Corporate participants are subject to CIT, with similar distinctions between taxable and exempt events as individuals. The standard CIT rate is 19%, but small or startup companies with annual revenue below €2 million can benefit from a reduced rate of 9%. Tax declarations follow standard corporate procedures, requiring separate accounting for crypto-related costs and prohibiting offsetting crypto losses with other income.

4.3 Other Taxes

Regarding VAT, the Polish government does not consider cryptocurrencies as “currency units, means of payment, or electronic money,” and currently crypto transactions are not subject to VAT. Concerning the controversial civil law transaction tax (PCC), the Ministry of Finance temporarily suspended its collection in 2018. It clarified that crypto transactions before July 13, 2018, should have paid PCC, but subsequent policies have not been enacted, and the application of PCC to crypto trading remains suspended.

5 Summary and Outlook

Poland’s crypto taxation and regulation exhibit both transitional and mature features, with a clear overall framework and defined direction. On the regulatory front, Poland is advancing the domestic transposition of MiCA, despite legislative hurdles, establishing a KNF-centered multi-agency oversight structure, with full licensing and AML/CFT obligations, and aligning with EU DAC8 standards to enhance tax transparency. On the tax side, Poland has integrated crypto assets into its existing tax system, applying differentiated taxation based on participant type and transaction mode, with the main principles of tax exemption for crypto-to-crypto trades and taxation of fiat/commodity exchange gains. The tax environment remains relatively friendly and manageable.
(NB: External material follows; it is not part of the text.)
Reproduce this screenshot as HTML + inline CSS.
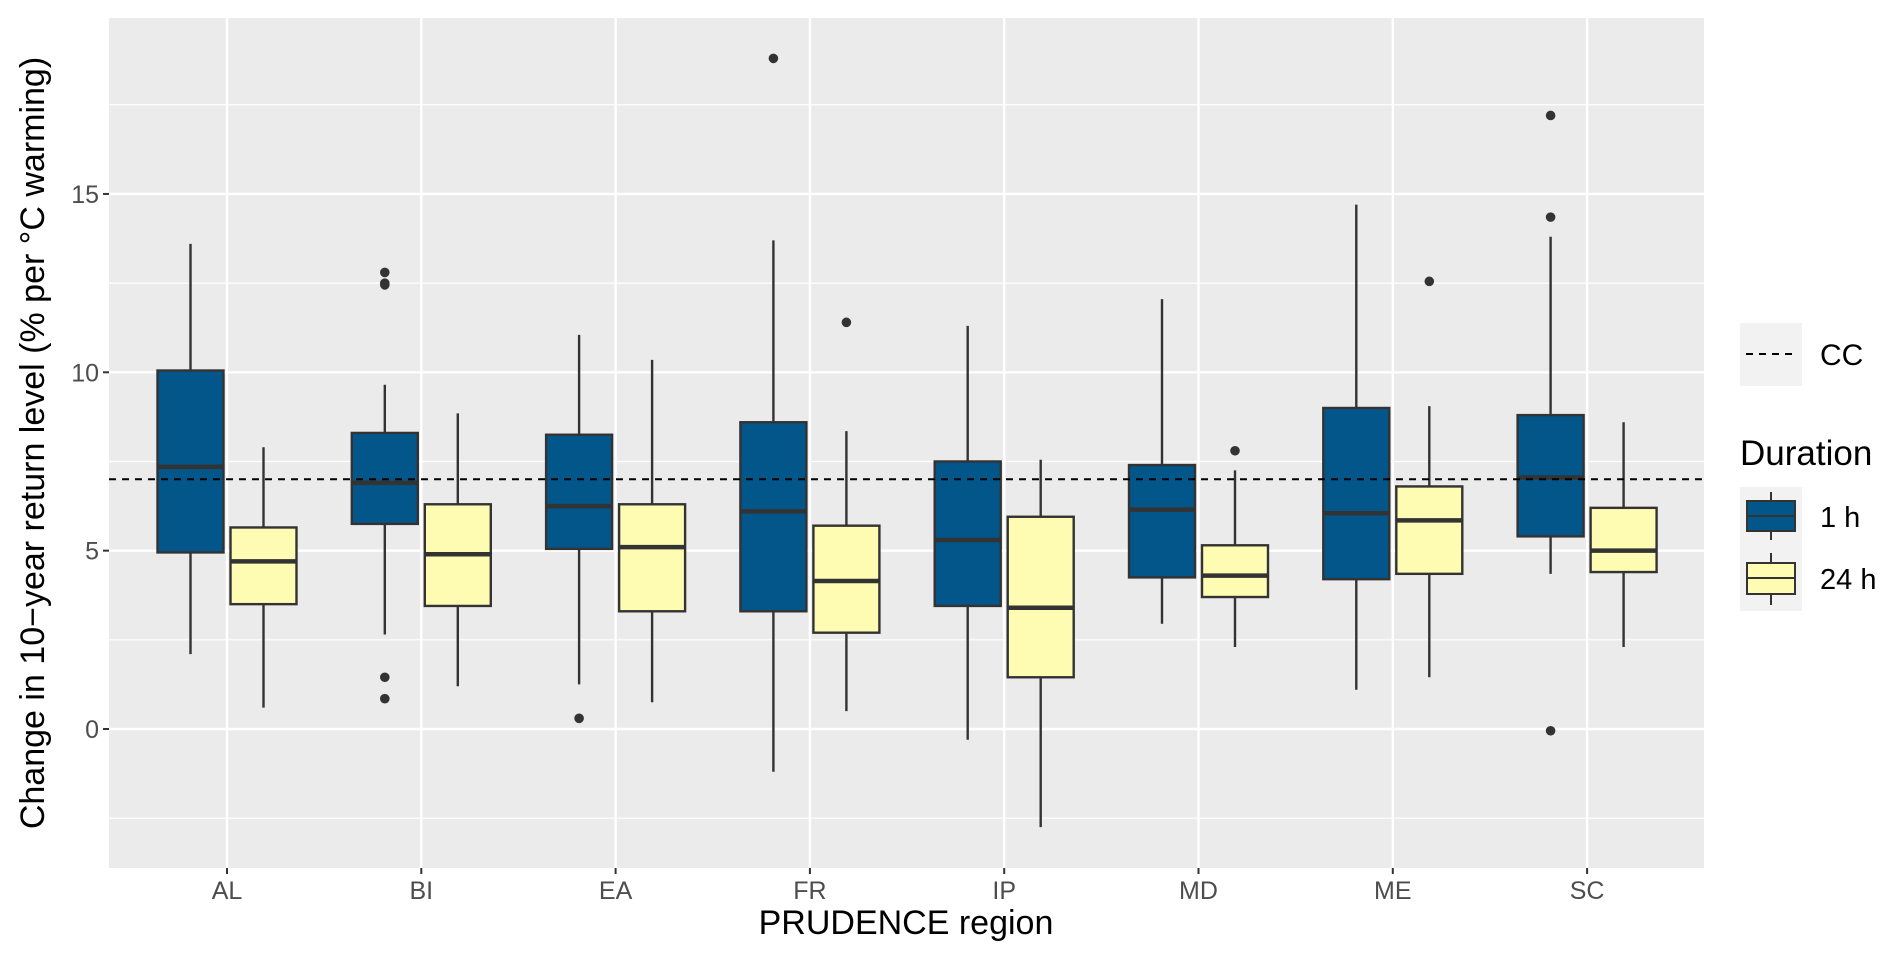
<!DOCTYPE html>
<html><head><meta charset="utf-8"><style>
body{margin:0;background:#fff;font-family:"Liberation Sans",sans-serif;}
</style></head><body>
<svg id="chart" width="1892" height="960" xmlns="http://www.w3.org/2000/svg">
<rect x="0" y="0" width="1892" height="960" fill="#fff"/>
<rect x="109" y="18" width="1595" height="850" fill="#ebebeb"/>
<g id="grid"></g>
<g id="marks"></g>
<g id="axes"></g>
<text x="906" y="934" text-anchor="middle" font-size="34" fill="#000">PRUDENCE region</text>
<text transform="translate(44,443) rotate(-90)" text-anchor="middle" font-size="34" fill="#000">Change in 10−year return level (% per °C warming)</text>
<g>
<rect x="1740" y="323" width="62" height="63" fill="#f2f2f2"/>
<line x1="1746" y1="354" x2="1796" y2="354" stroke="#000" stroke-width="2" stroke-dasharray="7,6"/>
<text x="1820" y="365" font-size="30" fill="#000">CC</text>
<text x="1740" y="465" font-size="35" fill="#000">Duration</text>
<rect x="1740" y="487" width="62" height="124" fill="#f2f2f2"/>
<g>
<line x1="1771" y1="492" x2="1771" y2="540" stroke="#333" stroke-width="2"/>
<rect x="1747" y="501" width="48" height="30" fill="#03568a" stroke="#333" stroke-width="2"/>
<line x1="1747" y1="516" x2="1795" y2="516" stroke="#333" stroke-width="2"/>
<text x="1820" y="527" font-size="29" fill="#000">1 h</text>
</g>
<g>
<line x1="1771" y1="553" x2="1771" y2="605" stroke="#333" stroke-width="2"/>
<rect x="1747" y="563" width="48" height="31" fill="#fdfcb2" stroke="#333" stroke-width="2"/>
<line x1="1747" y1="578" x2="1795" y2="578" stroke="#333" stroke-width="2"/>
<text x="1820" y="589" font-size="29" fill="#000">24 h</text>
</g>
</g>
</svg>
<script>
const regions=["AL","BI","EA","FR","IP","MD","ME","SC"];
// [whiskerLow, q1, median, q3, whiskerHigh]
const stats1h=[[2.1,4.95,7.35,10.05,13.6],[2.65,5.75,6.9,8.3,9.65],[1.25,5.05,6.25,8.25,11.05],[-1.2,3.3,6.1,8.6,13.7],[-0.3,3.45,5.3,7.5,11.3],[2.95,4.25,6.15,7.4,12.05],[1.1,4.2,6.05,9.0,14.7],[4.35,5.4,7.05,8.8,13.8]];
const stats24h=[[0.6,3.5,4.7,5.65,7.9],[1.2,3.45,4.9,6.3,8.85],[0.75,3.3,5.1,6.3,10.35],[0.5,2.7,4.15,5.7,8.35],[-2.75,1.45,3.4,5.95,7.55],[2.3,3.7,4.3,5.15,7.25],[1.45,4.35,5.85,6.8,9.05],[2.3,4.4,5.0,6.2,8.6]];
const outliers1h=[[],[12.8,12.5,12.45,1.45,0.85],[0.3],[18.8],[],[],[],[17.2,14.35,-0.05]];
const outliers24h=[[],[],[],[11.4],[],[7.8],[12.55],[]];
const ccValue=7.0;
const yTicks=[0,5,10,15];
const yMinor=[-2.5,2.5,7.5,12.5,17.5];

const NS="http://www.w3.org/2000/svg";
const y=v=>729-v*35.67;
const x=i=>227+i*194.3;
function mk(tag,attrs,parent){const e=document.createElementNS(NS,tag);for(const k in attrs)e.setAttribute(k,attrs[k]);parent.appendChild(e);return e;}
const grid=document.getElementById('grid'),marks=document.getElementById('marks'),axes=document.getElementById('axes');
yMinor.forEach(v=>{const l=mk('line',{x1:109,x2:1704,y1:y(v),y2:y(v),stroke:'#fff','stroke-width':1.2},grid);

});
yTicks.forEach(v=>{const l=mk('line',{x1:109,x2:1704,y1:y(v),y2:y(v),stroke:'#fff','stroke-width':2.4},grid);


const t=mk('line',{x1:103,x2:109,y1:y(v),y2:y(v),stroke:'#333','stroke-width':2},axes);


const tx=mk('text',{x:99,y:y(v)+9,'text-anchor':'end','font-size':25,fill:'#4d4d4d'},axes);tx.textContent=v;

});
regions.forEach((r,i)=>{const l=mk('line',{x1:x(i),x2:x(i),y1:18,y2:868,stroke:'#fff','stroke-width':2.4},grid);


const t=mk('line',{x1:x(i),x2:x(i),y1:868,y2:874,stroke:'#333','stroke-width':2},axes);


const tx=mk('text',{x:x(i),y:899,'text-anchor':'middle','font-size':25,fill:'#4d4d4d'},axes);tx.textContent=r;

});
function box(cx,s,outs,fill,name){
 const g=mk('g',{},marks);
 
 
 mk('line',{x1:cx,x2:cx,y1:y(s[4]),y2:y(s[0]),stroke:'#333','stroke-width':2.4},g);
 mk('rect',{x:cx-33,y:y(s[3]),width:66,height:y(s[1])-y(s[3]),fill:fill,stroke:'#333','stroke-width':2.4},g);
 mk('line',{x1:cx-33,x2:cx+33,y1:y(s[2]),y2:y(s[2]),stroke:'#333','stroke-width':4.5},g);
 outs.forEach(o=>{const c=mk('circle',{cx:cx,cy:y(o),r:4.8,fill:'#333'},g);
 
 });
}
regions.forEach((r,i)=>{
 box(x(i)-36.5,stats1h[i],outliers1h[i],'#03568a','box-'+r.toLowerCase()+'-1h');
 box(x(i)+36.5,stats24h[i],outliers24h[i],'#fdfcb2','box-'+r.toLowerCase()+'-24h');
});
const cc=mk('line',{x1:109,x2:1704,y1:y(ccValue),y2:y(ccValue),stroke:'#000','stroke-width':2,'stroke-dasharray':'7,6'},marks);


</script>
</body></html>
From industry trends, compliance and transparency in the crypto sector are inevitable. As Poland gradually improves its regulatory legislation and constructs a flexible, EU-compliant regulatory and tax system, it will provide more stable operational expectations, attract high-quality crypto enterprises, and promote healthy industry development within legal boundaries. Furthermore, with the implementation of DAC8, cross-border tax cooperation in crypto trading will be further enhanced, integrating the domestic crypto market into the broader European regulatory ecosystem.